A. My writing process starts with a character, I flesh them out and think about who they are, what they’re goals in life are, what they can do. Then I pick an emotion, something to drive the character and to give the story a focus. Next comes a conflict, give the character something to do. After that I fill in the roles so the story makes sense and flesh out those characters. This process serves as the outline for the story. When it comes to the actual writing I think of 4-5 key events/ moments and use those as a map for how the story unfolds.
Q. Tell us a bit about the series?

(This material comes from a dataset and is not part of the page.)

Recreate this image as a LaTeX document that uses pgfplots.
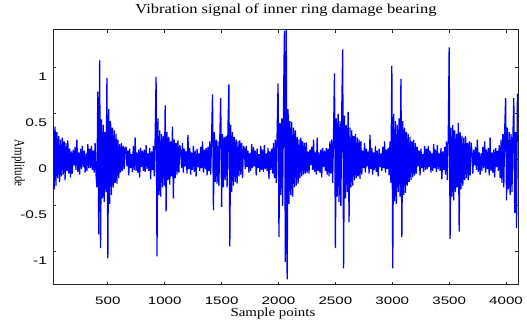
\documentclass[border=0pt]{standalone}
\usepackage{fontspec}
\usepackage{pgfplots}
\usepackage{pgfplotstable}
\pgfplotsset{compat=1.18}
\setmainfont{Liberation Serif}
\newfontfamily\tickfont[FakeStretch=1.4]{Liberation Sans}
\newfontfamily\titlefont[FakeStretch=1.2]{Liberation Serif}
\definecolor{sigblue}{RGB}{0,0,255}
\pgfplotstableread[row sep=\\]{
x y\\
20 0.44\\ 28 -0.32\\ 36 0.36\\ 44 -0.28\\ 52 0.30\\ 60 -0.20\\ 68 0.26\\ 76 -0.24\\ 84 0.22\\ 92 -0.18\\
100 0.24\\ 108 -0.16\\ 116 0.20\\ 124 -0.22\\ 132 0.18\\ 140 -0.12\\ 148 0.21\\ 156 -0.15\\ 164 0.12\\ 172 -0.19\\
180 0.09\\ 188 -0.15\\ 196 0.11\\ 204 -0.06\\ 212 0.14\\ 220 -0.11\\ 228 0.22\\ 236 -0.13\\ 244 0.08\\ 252 -0.16\\
260 0.12\\ 268 -0.10\\ 276 0.15\\ 284 -0.08\\ 292 0.10\\ 300 -0.14\\ 308 0.07\\ 316 -0.12\\ 324 0.17\\ 332 -0.09\\
340 0.12\\ 348 -0.09\\ 356 0.15\\ 364 -0.11\\ 372 0.10\\ 380 -0.14\\ 388 0.18\\ 396 -0.16\\ 404 -0.30\\ 412 0.74\\
420 -0.81\\ 428 1.08\\ 436 -0.96\\ 444 0.44\\ 452 -0.42\\ 460 0.38\\ 468 -0.46\\ 476 0.30\\ 484 -0.35\\ 492 0.89\\
500 -1.07\\ 508 0.55\\ 516 -0.48\\ 524 0.42\\ 532 -0.38\\ 540 0.35\\ 548 -0.30\\ 556 0.32\\ 564 -0.25\\ 572 0.28\\
580 -0.26\\ 588 0.22\\ 596 -0.20\\ 604 0.17\\ 612 -0.14\\ 620 0.18\\ 628 -0.12\\ 636 0.15\\ 644 -0.10\\ 652 0.13\\
660 0.14\\ 668 -0.07\\ 676 0.10\\ 684 -0.17\\ 692 0.12\\ 700 -0.09\\ 708 0.06\\ 716 -0.13\\ 724 0.15\\ 732 -0.11\\
740 0.24\\ 748 -0.12\\ 756 0.08\\ 764 -0.14\\ 772 0.11\\ 780 -0.19\\ 788 0.13\\ 796 -0.08\\ 804 0.10\\ 812 -0.12\\
820 0.11\\ 828 -0.13\\ 836 0.16\\ 844 -0.10\\ 852 0.07\\ 860 -0.12\\ 868 0.13\\ 876 -0.21\\ 884 0.09\\ 892 -0.11\\
900 0.15\\ 908 -0.18\\ 916 0.25\\ 924 0.90\\ 932 -1.05\\ 940 0.45\\ 948 -0.38\\ 956 0.32\\ 964 -0.40\\ 972 0.28\\
980 -0.30\\ 988 0.26\\ 996 -0.28\\ 1004 0.59\\ 1012 -0.56\\ 1020 0.30\\ 1028 -0.22\\ 1036 0.25\\ 1044 -0.27\\ 1052 0.20\\
1060 -0.18\\ 1068 0.36\\ 1076 -0.42\\ 1084 0.22\\ 1092 -0.20\\ 1100 0.18\\ 1108 -0.16\\ 1116 0.21\\ 1124 -0.14\\ 1132 0.16\\
1140 0.10\\ 1148 -0.09\\ 1156 0.18\\ 1164 -0.14\\ 1172 0.12\\ 1180 -0.07\\ 1188 0.09\\ 1196 -0.15\\ 1204 0.27\\ 1212 -0.10\\
1220 0.13\\ 1228 -0.16\\ 1236 0.08\\ 1244 -0.11\\ 1252 0.15\\ 1260 -0.13\\ 1268 0.10\\ 1276 -0.18\\ 1284 0.12\\ 1292 -0.08\\
1300 0.07\\ 1308 -0.12\\ 1316 0.14\\ 1324 -0.09\\ 1332 0.20\\ 1340 -0.14\\ 1348 0.11\\ 1356 -0.10\\ 1364 0.13\\ 1372 -0.17\\
1380 0.14\\ 1388 -0.12\\ 1396 0.20\\ 1404 -0.16\\ 1412 0.25\\ 1420 0.71\\ 1428 -0.55\\ 1436 0.30\\ 1444 -0.24\\ 1452 0.22\\
1460 -0.26\\ 1468 0.20\\ 1476 -0.28\\ 1484 0.24\\ 1492 0.67\\ 1500 -0.51\\ 1508 0.28\\ 1516 -0.30\\ 1524 0.25\\ 1532 -0.22\\
1540 0.26\\ 1548 -0.30\\ 1556 0.35\\ 1564 0.82\\ 1572 -0.94\\ 1580 0.38\\ 1588 -0.35\\ 1596 0.30\\ 1604 -0.28\\ 1612 0.25\\
1620 -0.24\\ 1628 0.22\\ 1636 -0.26\\ 1644 0.20\\ 1652 -0.18\\ 1660 0.21\\ 1668 -0.16\\ 1676 0.18\\ 1684 -0.20\\ 1692 0.15\\
1700 0.12\\ 1708 -0.10\\ 1716 0.15\\ 1724 -0.08\\ 1732 0.10\\ 1740 -0.14\\ 1748 0.07\\ 1756 -0.12\\ 1764 0.17\\ 1772 -0.09\\
1780 0.14\\ 1788 -0.07\\ 1796 0.10\\ 1804 -0.17\\ 1812 0.12\\ 1820 -0.09\\ 1828 0.06\\ 1836 -0.13\\ 1844 0.15\\ 1852 -0.11\\
1860 0.11\\ 1868 -0.13\\ 1876 0.16\\ 1884 -0.10\\ 1892 0.07\\ 1900 -0.12\\ 1908 0.13\\ 1916 -0.21\\ 1924 0.09\\ 1932 -0.11\\
1940 0.12\\ 1948 -0.15\\ 1956 0.18\\ 1964 -0.20\\ 1972 0.22\\ 1980 -0.25\\ 1988 0.30\\ 1996 0.83\\ 2004 -0.84\\ 2012 0.40\\
2020 -0.38\\ 2028 0.45\\ 2036 -0.50\\ 2044 0.60\\ 2052 1.40\\ 2060 -1.11\\ 2068 1.50\\ 2076 -1.30\\ 2084 0.55\\ 2092 -0.48\\
2100 0.42\\ 2108 -0.38\\ 2116 0.41\\ 2124 -0.40\\ 2132 0.35\\ 2140 -0.30\\ 2148 0.32\\ 2156 -0.28\\ 2164 0.25\\ 2172 -0.26\\
2180 0.22\\ 2188 -0.20\\ 2196 0.24\\ 2204 -0.18\\ 2212 0.20\\ 2220 -0.16\\ 2228 0.18\\ 2236 -0.15\\ 2244 0.19\\ 2252 -0.14\\
2260 0.09\\ 2268 -0.15\\ 2276 0.11\\ 2284 -0.06\\ 2292 0.14\\ 2300 -0.11\\ 2308 0.22\\ 2316 -0.13\\ 2324 0.08\\ 2332 -0.16\\
2340 0.24\\ 2348 -0.12\\ 2356 0.08\\ 2364 -0.14\\ 2372 0.11\\ 2380 -0.19\\ 2388 0.13\\ 2396 -0.08\\ 2404 0.10\\ 2412 -0.12\\
2420 0.13\\ 2428 -0.16\\ 2436 0.12\\ 2444 -0.18\\ 2452 0.20\\ 2460 -0.15\\ 2468 0.22\\ 2476 -0.25\\ 2484 0.30\\ 2492 0.94\\
2500 -0.96\\ 2508 0.45\\ 2516 -0.40\\ 2524 0.50\\ 2532 -0.46\\ 2540 0.42\\ 2548 -0.50\\ 2556 0.55\\ 2564 1.20\\ 2572 -1.18\\
2580 0.48\\ 2588 -0.42\\ 2596 0.38\\ 2604 -0.35\\ 2612 0.52\\ 2620 -0.68\\ 2628 0.35\\ 2636 -0.30\\ 2644 0.32\\ 2652 -0.28\\
2660 0.26\\ 2668 -0.22\\ 2676 0.28\\ 2684 -0.20\\ 2692 0.24\\ 2700 -0.18\\ 2708 0.22\\ 2716 -0.21\\ 2724 0.20\\ 2732 -0.16\\
2740 0.10\\ 2748 -0.09\\ 2756 0.18\\ 2764 -0.14\\ 2772 0.12\\ 2780 -0.07\\ 2788 0.09\\ 2796 -0.15\\ 2804 0.27\\ 2812 -0.10\\
2820 0.13\\ 2828 -0.16\\ 2836 0.08\\ 2844 -0.11\\ 2852 0.15\\ 2860 -0.13\\ 2868 0.10\\ 2876 -0.18\\ 2884 0.12\\ 2892 -0.08\\
2900 0.07\\ 2908 -0.12\\ 2916 0.14\\ 2924 -0.09\\ 2932 0.20\\ 2940 -0.14\\ 2948 0.11\\ 2956 -0.10\\ 2964 0.13\\ 2972 -0.17\\
2980 0.20\\ 2988 -0.25\\ 2996 1.02\\ 3004 -1.18\\ 3012 0.50\\ 3020 -0.45\\ 3028 0.42\\ 3036 -0.48\\ 3044 0.38\\ 3052 -0.35\\
3060 0.45\\ 3068 -0.40\\ 3076 0.88\\ 3084 -0.84\\ 3092 0.42\\ 3100 -0.38\\ 3108 0.35\\ 3116 -0.36\\ 3124 0.30\\ 3132 -0.28\\
3140 0.28\\ 3148 -0.24\\ 3156 0.25\\ 3164 -0.22\\ 3172 0.20\\ 3180 -0.19\\ 3188 0.22\\ 3196 -0.17\\ 3204 0.18\\ 3212 -0.15\\
3220 0.14\\ 3228 -0.07\\ 3236 0.10\\ 3244 -0.17\\ 3252 0.12\\ 3260 -0.09\\ 3268 0.06\\ 3276 -0.13\\ 3284 0.15\\ 3292 -0.11\\
3300 0.12\\ 3308 -0.10\\ 3316 0.15\\ 3324 -0.08\\ 3332 0.10\\ 3340 -0.14\\ 3348 0.07\\ 3356 -0.12\\ 3364 0.17\\ 3372 -0.09\\
3380 0.11\\ 3388 -0.13\\ 3396 0.16\\ 3404 -0.10\\ 3412 0.07\\ 3420 -0.12\\ 3428 0.13\\ 3436 -0.21\\ 3444 0.09\\ 3452 -0.11\\
3460 0.14\\ 3468 -0.16\\ 3476 0.20\\ 3484 -0.22\\ 3492 0.25\\ 3500 1.22\\ 3508 -0.86\\ 3516 0.35\\ 3524 -0.40\\ 3532 0.38\\
3540 -0.44\\ 3548 0.32\\ 3556 -0.35\\ 3564 0.28\\ 3572 -0.30\\ 3580 0.40\\ 3588 -0.78\\ 3596 0.30\\ 3604 -0.32\\ 3612 0.26\\
3620 -0.28\\ 3628 0.24\\ 3636 -0.22\\ 3644 0.26\\ 3652 -0.20\\ 3660 0.18\\ 3668 -0.22\\ 3676 0.20\\ 3684 -0.17\\ 3692 0.19\\
3700 0.09\\ 3708 -0.15\\ 3716 0.11\\ 3724 -0.06\\ 3732 0.14\\ 3740 -0.11\\ 3748 0.22\\ 3756 -0.13\\ 3764 0.08\\ 3772 -0.16\\
3780 0.07\\ 3788 -0.12\\ 3796 0.14\\ 3804 -0.09\\ 3812 0.20\\ 3820 -0.14\\ 3828 0.11\\ 3836 -0.10\\ 3844 0.13\\ 3852 -0.17\\
3860 0.24\\ 3868 -0.12\\ 3876 0.08\\ 3884 -0.14\\ 3892 0.11\\ 3900 -0.19\\ 3908 0.13\\ 3916 -0.08\\ 3924 0.10\\ 3932 -0.12\\
3940 0.16\\ 3948 -0.20\\ 3956 0.22\\ 3964 -0.25\\ 3972 0.28\\ 3980 -0.30\\ 3988 0.32\\ 3996 0.67\\ 4004 -0.44\\ 4012 0.35\\
4020 -0.32\\ 4028 0.30\\ 4036 -0.38\\ 4044 0.28\\ 4052 -0.35\\ 4060 0.25\\ 4068 0.67\\ 4076 -0.58\\ 4084 0.30\\ 4092 -0.74\\
4100 0.72\\
}\sig
\begin{document}
\begin{tikzpicture}
\path[use as bounding box] (-39.75pt,-26.25pt) rectangle (355.5pt,213.75pt);
\begin{axis}[
  at={(0pt,0pt)}, anchor=south west,
  scale only axis, width=348.75pt, height=191.25pt,
  xmin=18, xmax=4105, ymin=-1.36, ymax=1.41,
  xtick={500,1000,1500,2000,2500,3000,3500,4000},
  xticklabels={500,1000,1500,2000,2500,3000,3500,4000},
  ytick={-1,-0.5,0,0.5,1},
  yticklabels={-1,-0.5,0,0.5,1},
  xtick pos=both, ytick pos=both,
  tick align=inside, major tick length=2.5pt,
  tick style={black!85, line width=0.6pt},
  axis line style={black!85, line width=0.75pt},
  xticklabel style={font=\tickfont\fontsize{8.1}{9}\selectfont, anchor=center, yshift=-12pt, inner sep=0pt},
  yticklabel style={font=\tickfont\fontsize{8.3}{9}\selectfont, yshift=-7pt, xshift=-1pt},
  title={\titlefont\fontsize{10.3}{12}\selectfont Vibration signal of inner ring damage bearing},
  title style={at={(axis description cs:0.501,1.047)}, anchor=center},
  xlabel={\titlefont\fontsize{9.3}{10}\selectfont Sample points},
  xlabel style={at={(axis description cs:0.473,-0.1365)}, anchor=south, inner sep=0pt},
  ylabel={\scalebox{1}[1.3]{\fontsize{8.2}{10}\selectfont Amplitude}},
  every axis y label/.style={at={(axis description cs:-0.0746,0.478)}, rotate=-90, anchor=center},
]
\addplot[sigblue, line width=0.95pt, line join=bevel] table[x=x, y=y] {\sig};
\end{axis}
\end{tikzpicture}
\end{document}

How did you come up with the concept and how many books will the entire series consist of?
A. The series is about a young teenager named Alicara Lerose, who can turn into a phoenix. The main series will consist of four book with one or two other titles depending on the demand/popularity.
Q. Are your books available on Amazon or other digital retailers as e-books?
A. Currently my book is on Amazon in ebook format.
Q. What is your marketing strategy for your books?
A. The story is character focused, so that’s been how I’ve approached the marketing so far. Here are people you can root for/people who are relatable, and the world they live in.
Q. What is your opinion on self-publishing? Would you prefer to self-publish your books as opposed to publishing with online publishers?
A. I have no problems with self-publishing. However, to make a god self-published book requires a level of skill in editing that few have or they have to know a really good editor willing to help.
Q. What are you working on now? What’s next?
A. Right now I am working on finishing the series and keeping my next project in mind.
Q. What is your advice to a new writer who is trying to get a publishing contract or thinking of self-publishing?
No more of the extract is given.